**Aim**: Produce an exact transcription of the listing below, omitting the pictures.

**Data shown**:
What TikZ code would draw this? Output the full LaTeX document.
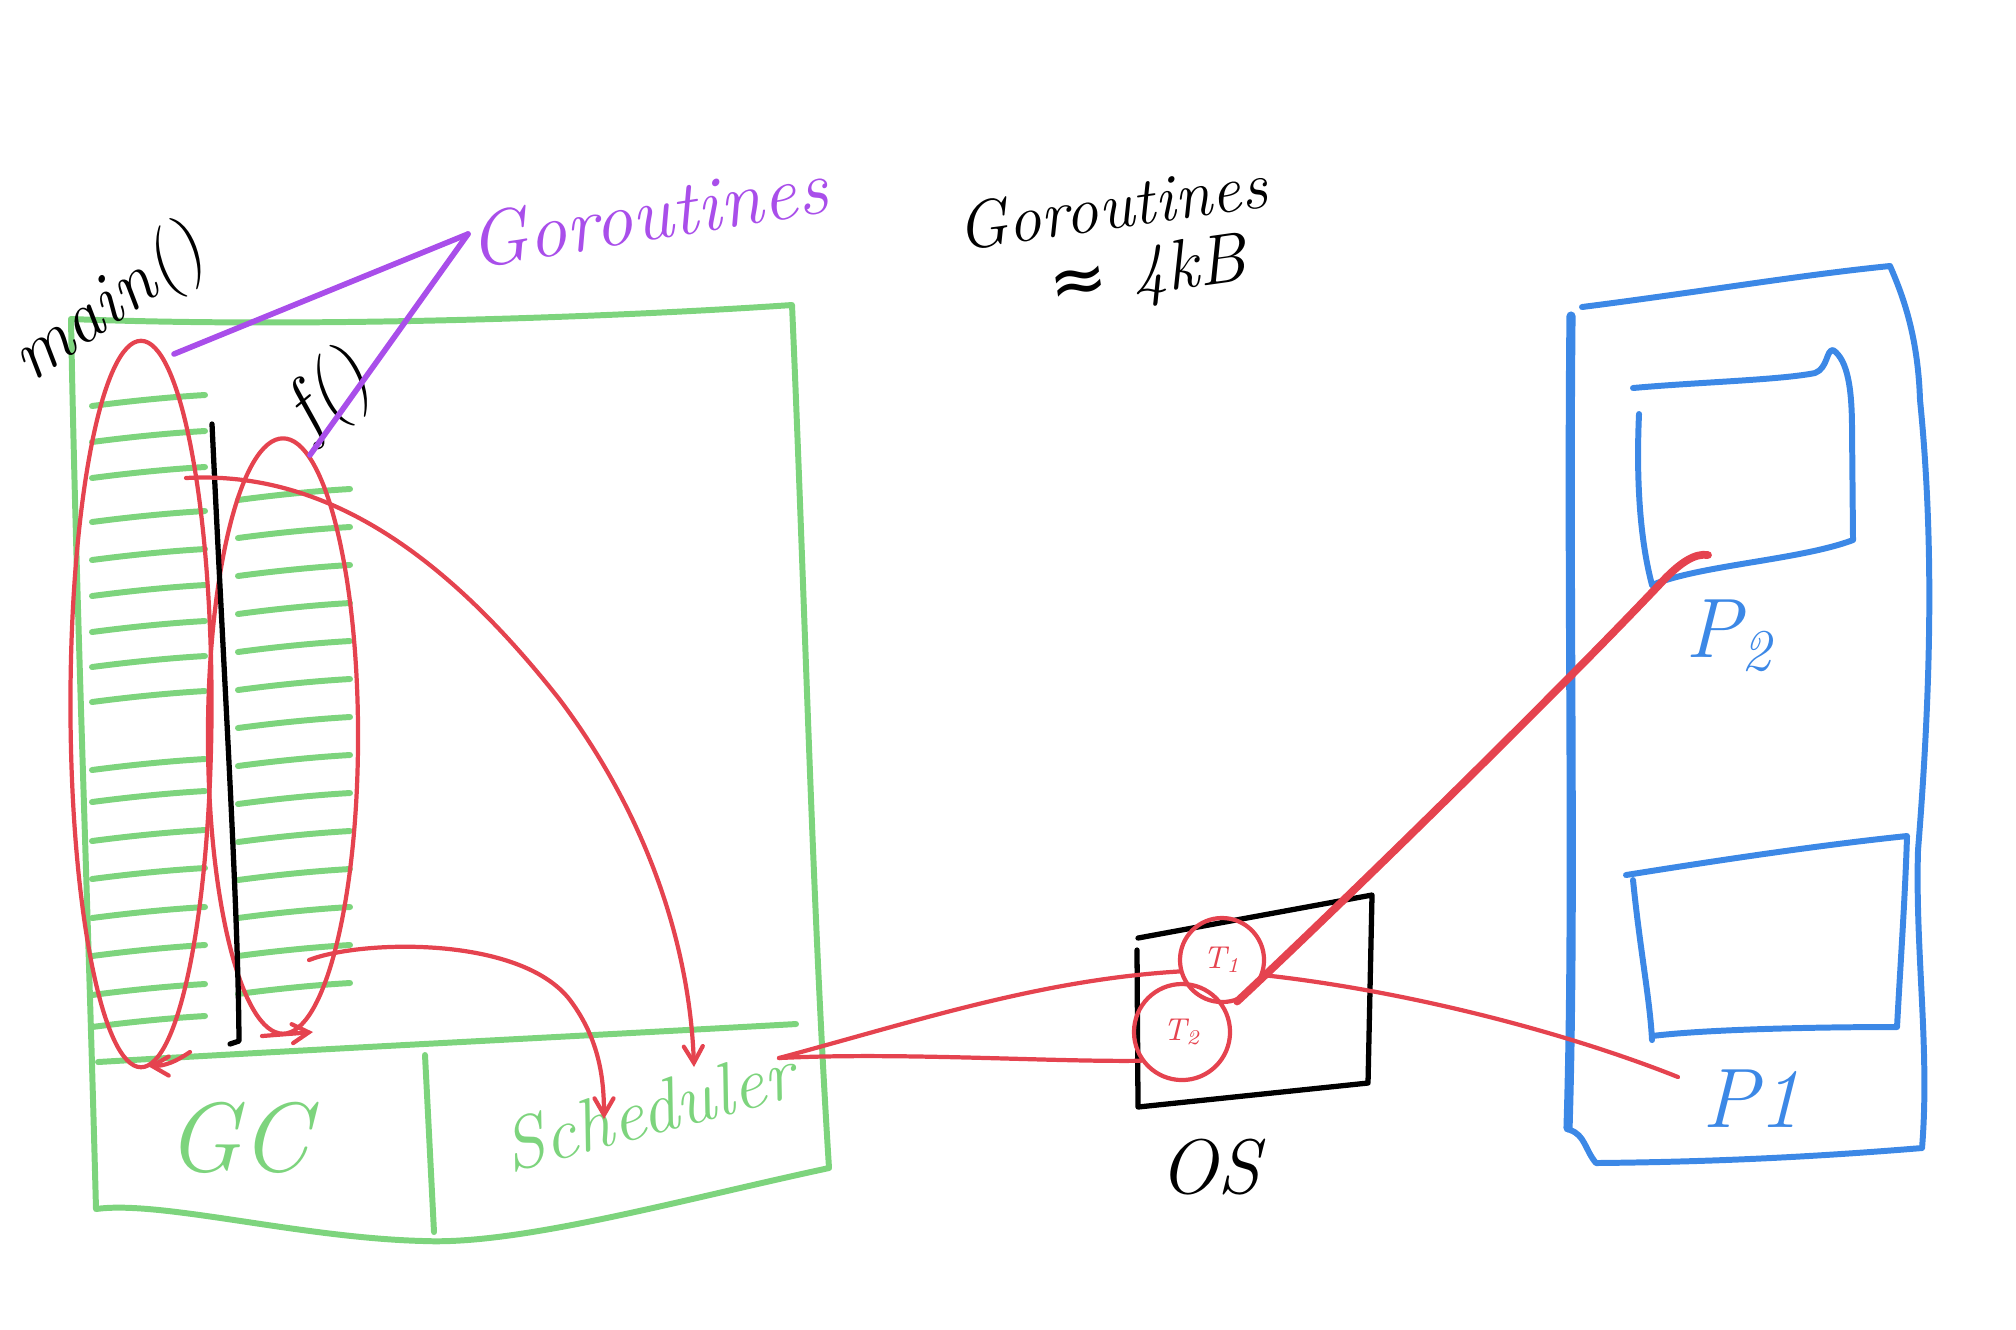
\documentclass[tikz,border=0pt]{standalone}
\usepackage{fontspec}
\usepackage{tikz}
\usetikzlibrary{arrows,shapes.geometric,positioning}
\newfontfamily\symfont{DejaVu Sans}

\definecolor{skgreen}{HTML}{7DD47D}
\definecolor{skred}{HTML}{E5434F}
\definecolor{skblue}{HTML}{3C88E6}
\definecolor{skpurple}{HTML}{A94EEA}

\newcommand{\handsz}[1]{\fontsize{#1}{#1}\selectfont\itshape}

\begin{document}
\begin{tikzpicture}[x=0.01cm,y=-0.01cm,>=angle 60,line cap=round,line join=round]
\tikzstyle{greenline}=[draw=skgreen,line width=1.7pt]
\tikzstyle{redline}=[draw=skred,line width=1.2pt]
\tikzstyle{blueline}=[draw=skblue,line width=1.7pt]
\tikzstyle{purpleline}=[draw=skpurple,line width=1.6pt]
\tikzstyle{inkline}=[draw=black,line width=1.5pt]
\tikzstyle{hand}=[inner sep=0pt]
\tikzstyle{stack}=[ellipse,draw=skred,line width=1.2pt,inner sep=0pt]
\tikzstyle{thread}=[circle,draw=skred,line width=1.2pt,text=skred,inner sep=0pt,font=\small\itshape]

\useasboundingbox (0,0) rectangle (2016,1329);

% runtime box
\draw[greenline] (71,319) .. controls (300,328) and (600,318) .. (792,305)
  .. controls (805,600) and (812,900) .. (829,1168)
  .. controls (680,1200) and (520,1245) .. (424,1241)
  .. controls (300,1238) and (160,1200) .. (96,1209)
  .. controls (88,900) and (76,600) .. (71,319);
\draw[greenline] (98,1062) .. controls (300,1050) and (600,1035) .. (796,1024);
\draw[greenline] (425,1055) -- (434,1232);
\node[hand,text=skgreen,font=\handsz{28}] (gcLbl) at (238,1138) {GC};
\node[hand,text=skgreen,font=\handsz{21},rotate=15] (schedLbl) at (648,1110) {Scheduler};

% stacks
\foreach \y in {401,437,473,517,555,591,627,662,697,765,797,836,874,913,951,990,1022}
  \draw[greenline] (92,\y+5) .. controls (130,\y) and (170,\y-4) .. (205,\y-6);
\foreach \y in {495,533,...,1009}
  \draw[greenline] (238,\y+5) .. controls (275,\y) and (315,\y-4) .. (350,\y-6);
\node[stack,minimum width=1.41cm,minimum height=7.26cm] (mainstack) at (141,704) {};
\node[stack,minimum width=1.5cm,minimum height=5.95cm] (fstack) at (283,736) {};
\draw[redline,->] (190,1052) .. controls (175,1062) and (165,1066) .. (148,1066);
\draw[redline,->] (262,1036) -- (313,1032);
\draw[inkline] (212,424) .. controls (225,700) and (238,900) .. (239,1041) -- (230,1044);

\node[hand,rotate=35,font=\handsz{21}] (mainLbl) at (110,306) {main()};
\node[hand,rotate=40,font=\handsz{22}] (fLbl) at (330,396) {f()};

% goroutines
\node[hand,text=skpurple,rotate=9,font=\handsz{22}] (goroLbl) at (648,214) {Goroutines};
\coordinate (gtip) at (468,234);
\coordinate (maintop) at (174,354);
\coordinate (ftop) at (310,455);
\draw[purpleline] (gtip) -- (maintop);
\draw[purpleline] (gtip) -- (ftop);

\node[hand,rotate=8,font=\handsz{19}] (goroNote) at (1112,206) {Goroutines};
\node[hand,rotate=8,font=\handsz{20}] (sizeNote) at (1148,276) {{\symfont ≈} 4kB};

% calls into the scheduler
\coordinate (mainout) at (186,478);
\coordinate (fout) at (309,960);
\coordinate (schedtop) at (694,1067);
\coordinate (schedmid) at (604,1119);
\draw[redline,->] (mainout) .. controls (330,470) and (450,560) .. (560,700)
  .. controls (650,820) and (690,950) .. (schedtop);
\draw[redline,->] (fout) .. controls (360,940) and (520,935) .. (570,1000)
  .. controls (600,1040) and (604,1080) .. (schedmid);

% OS threads
\draw[inkline] (1138,938) -- (1372,895) -- (1368,1083) -- (1138,1107) -- (1137,950);
\node[hand,font=\handsz{22}] (osLbl) at (1210,1167) {OS};
\node[thread,minimum size=0.84cm] (Tone) at (1222,960) {T\textsubscript{1}};
\node[thread,minimum size=0.96cm] (Ttwo) at (1182,1032) {T\textsubscript{2}};

\coordinate (schedport) at (779,1058);
\draw[redline] (schedport) .. controls (920,1020) and (1040,980) .. (Tone.195);
\draw[redline] (schedport) .. controls (900,1052) and (1050,1062) .. (Ttwo.215);

% processes
\draw[blueline] (1582,307) .. controls (1700,292) and (1800,275) .. (1890,266)
  .. controls (1905,300) and (1918,340) .. (1920,400)
  .. controls (1935,550) and (1930,700) .. (1918,850)
  .. controls (1915,950) and (1930,1050) .. (1922,1148)
  .. controls (1800,1158) and (1700,1162) .. (1596,1163)
  .. controls (1585,1150) and (1585,1135) .. (1570,1130);
\draw[blueline,line width=2.6pt] (1571,316) .. controls (1568,600) and (1575,900) .. (1568,1128);
\draw[blueline] (1633,388) .. controls (1700,382) and (1780,380) .. (1815,373)
  .. controls (1828,368) and (1826,350) .. (1833,350)
  .. controls (1848,360) and (1852,390) .. (1852,430)
  -- (1853,540)
  .. controls (1800,560) and (1700,565) .. (1652,585);
\draw[blueline] (1639,414) .. controls (1636,480) and (1640,540) .. (1652,585);
\draw[blueline] (1626,875) .. controls (1720,860) and (1820,845) .. (1907,836)
  .. controls (1905,900) and (1900,970) .. (1897,1027)
  .. controls (1800,1027) and (1700,1030) .. (1652,1036);
\draw[blueline] (1633,880) .. controls (1640,950) and (1650,1000) .. (1652,1040);
\node[hand,text=skblue,font=\handsz{24}] (ptwo) at (1729,636) {P\textsubscript{2}};
\node[hand,text=skblue,font=\handsz{24}] (pone) at (1752,1099) {P1};

\coordinate (p2in) at (1708,555);
\coordinate (p1in) at (1678,1077);
\draw[redline,line width=2.2pt] (Tone.-70) .. controls (1330,915) and (1550,700) .. (1659,585)
  .. controls (1680,562) and (1695,553) .. (p2in);
\draw[redline] (Tone.-20) .. controls (1400,990) and (1560,1030) .. (p1in);
\end{tikzpicture}
\end{document}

**Response to this exercise**:
What TikZ code would draw this? Output the full LaTeX document.
\documentclass[tikz,border=0pt]{standalone}
\usepackage{fontspec}
\usepackage{tikz}
\usetikzlibrary{arrows,shapes.geometric,positioning}
\newfontfamily\symfont{DejaVu Sans}

\definecolor{skgreen}{HTML}{7DD47D}
\definecolor{skred}{HTML}{E5434F}
\definecolor{skblue}{HTML}{3C88E6}
\definecolor{skpurple}{HTML}{A94EEA}

\newcommand{\handsz}[1]{\fontsize{#1}{#1}\selectfont\itshape}

\begin{document}
\begin{tikzpicture}[x=0.01cm,y=-0.01cm,>=angle 60,line cap=round,line join=round]
\tikzstyle{greenline}=[draw=skgreen,line width=1.7pt]
\tikzstyle{redline}=[draw=skred,line width=1.2pt]
\tikzstyle{blueline}=[draw=skblue,line width=1.7pt]
\tikzstyle{purpleline}=[draw=skpurple,line width=1.6pt]
\tikzstyle{inkline}=[draw=black,line width=1.5pt]
\tikzstyle{hand}=[inner sep=0pt]
\tikzstyle{stack}=[ellipse,draw=skred,line width=1.2pt,inner sep=0pt]
\tikzstyle{thread}=[circle,draw=skred,line width=1.2pt,text=skred,inner sep=0pt,font=\small\itshape]

\useasboundingbox (0,0) rectangle (2016,1329);

% runtime box
\draw[greenline] (71,319) .. controls (300,328) and (600,318) .. (792,305)
  .. controls (805,600) and (812,900) .. (829,1168)
  .. controls (680,1200) and (520,1245) .. (424,1241)
  .. controls (300,1238) and (160,1200) .. (96,1209)
  .. controls (88,900) and (76,600) .. (71,319);
\draw[greenline] (98,1062) .. controls (300,1050) and (600,1035) .. (796,1024);
\draw[greenline] (425,1055) -- (434,1232);
\node[hand,text=skgreen,font=\handsz{28}] (gcLbl) at (238,1138) {GC};
\node[hand,text=skgreen,font=\handsz{21},rotate=15] (schedLbl) at (648,1110) {Scheduler};

% stacks
\foreach \y in {401,437,473,517,555,591,627,662,697,765,797,836,874,913,951,990,1022}
  \draw[greenline] (92,\y+5) .. controls (130,\y) and (170,\y-4) .. (205,\y-6);
\foreach \y in {495,533,...,1009}
  \draw[greenline] (238,\y+5) .. controls (275,\y) and (315,\y-4) .. (350,\y-6);
\node[stack,minimum width=1.41cm,minimum height=7.26cm] (mainstack) at (141,704) {};
\node[stack,minimum width=1.5cm,minimum height=5.95cm] (fstack) at (283,736) {};
\draw[redline,->] (190,1052) .. controls (175,1062) and (165,1066) .. (148,1066);
\draw[redline,->] (262,1036) -- (313,1032);
\draw[inkline] (212,424) .. controls (225,700) and (238,900) .. (239,1041) -- (230,1044);

\node[hand,rotate=35,font=\handsz{21}] (mainLbl) at (110,306) {main()};
\node[hand,rotate=40,font=\handsz{22}] (fLbl) at (330,396) {f()};

% goroutines
\node[hand,text=skpurple,rotate=9,font=\handsz{22}] (goroLbl) at (648,214) {Goroutines};
\coordinate (gtip) at (468,234);
\coordinate (maintop) at (174,354);
\coordinate (ftop) at (310,455);
\draw[purpleline] (gtip) -- (maintop);
\draw[purpleline] (gtip) -- (ftop);

\node[hand,rotate=8,font=\handsz{19}] (goroNote) at (1112,206) {Goroutines};
\node[hand,rotate=8,font=\handsz{20}] (sizeNote) at (1148,276) {{\symfont ≈} 4kB};

% calls into the scheduler
\coordinate (mainout) at (186,478);
\coordinate (fout) at (309,960);
\coordinate (schedtop) at (694,1067);
\coordinate (schedmid) at (604,1119);
\draw[redline,->] (mainout) .. controls (330,470) and (450,560) .. (560,700)
  .. controls (650,820) and (690,950) .. (schedtop);
\draw[redline,->] (fout) .. controls (360,940) and (520,935) .. (570,1000)
  .. controls (600,1040) and (604,1080) .. (schedmid);

% OS threads
\draw[inkline] (1138,938) -- (1372,895) -- (1368,1083) -- (1138,1107) -- (1137,950);
\node[hand,font=\handsz{22}] (osLbl) at (1210,1167) {OS};
\node[thread,minimum size=0.84cm] (Tone) at (1222,960) {T\textsubscript{1}};
\node[thread,minimum size=0.96cm] (Ttwo) at (1182,1032) {T\textsubscript{2}};

\coordinate (schedport) at (779,1058);
\draw[redline] (schedport) .. controls (920,1020) and (1040,980) .. (Tone.195);
\draw[redline] (schedport) .. controls (900,1052) and (1050,1062) .. (Ttwo.215);

% processes
\draw[blueline] (1582,307) .. controls (1700,292) and (1800,275) .. (1890,266)
  .. controls (1905,300) and (1918,340) .. (1920,400)
  .. controls (1935,550) and (1930,700) .. (1918,850)
  .. controls (1915,950) and (1930,1050) .. (1922,1148)
  .. controls (1800,1158) and (1700,1162) .. (1596,1163)
  .. controls (1585,1150) and (1585,1135) .. (1570,1130);
\draw[blueline,line width=2.6pt] (1571,316) .. controls (1568,600) and (1575,900) .. (1568,1128);
\draw[blueline] (1633,388) .. controls (1700,382) and (1780,380) .. (1815,373)
  .. controls (1828,368) and (1826,350) .. (1833,350)
  .. controls (1848,360) and (1852,390) .. (1852,430)
  -- (1853,540)
  .. controls (1800,560) and (1700,565) .. (1652,585);
\draw[blueline] (1639,414) .. controls (1636,480) and (1640,540) .. (1652,585);
\draw[blueline] (1626,875) .. controls (1720,860) and (1820,845) .. (1907,836)
  .. controls (1905,900) and (1900,970) .. (1897,1027)
  .. controls (1800,1027) and (1700,1030) .. (1652,1036);
\draw[blueline] (1633,880) .. controls (1640,950) and (1650,1000) .. (1652,1040);
\node[hand,text=skblue,font=\handsz{24}] (ptwo) at (1729,636) {P\textsubscript{2}};
\node[hand,text=skblue,font=\handsz{24}] (pone) at (1752,1099) {P1};

\coordinate (p2in) at (1708,555);
\coordinate (p1in) at (1678,1077);
\draw[redline,line width=2.2pt] (Tone.-70) .. controls (1330,915) and (1550,700) .. (1659,585)
  .. controls (1680,562) and (1695,553) .. (p2in);
\draw[redline] (Tone.-20) .. controls (1400,990) and (1560,1030) .. (p1in);
\end{tikzpicture}
\end{document}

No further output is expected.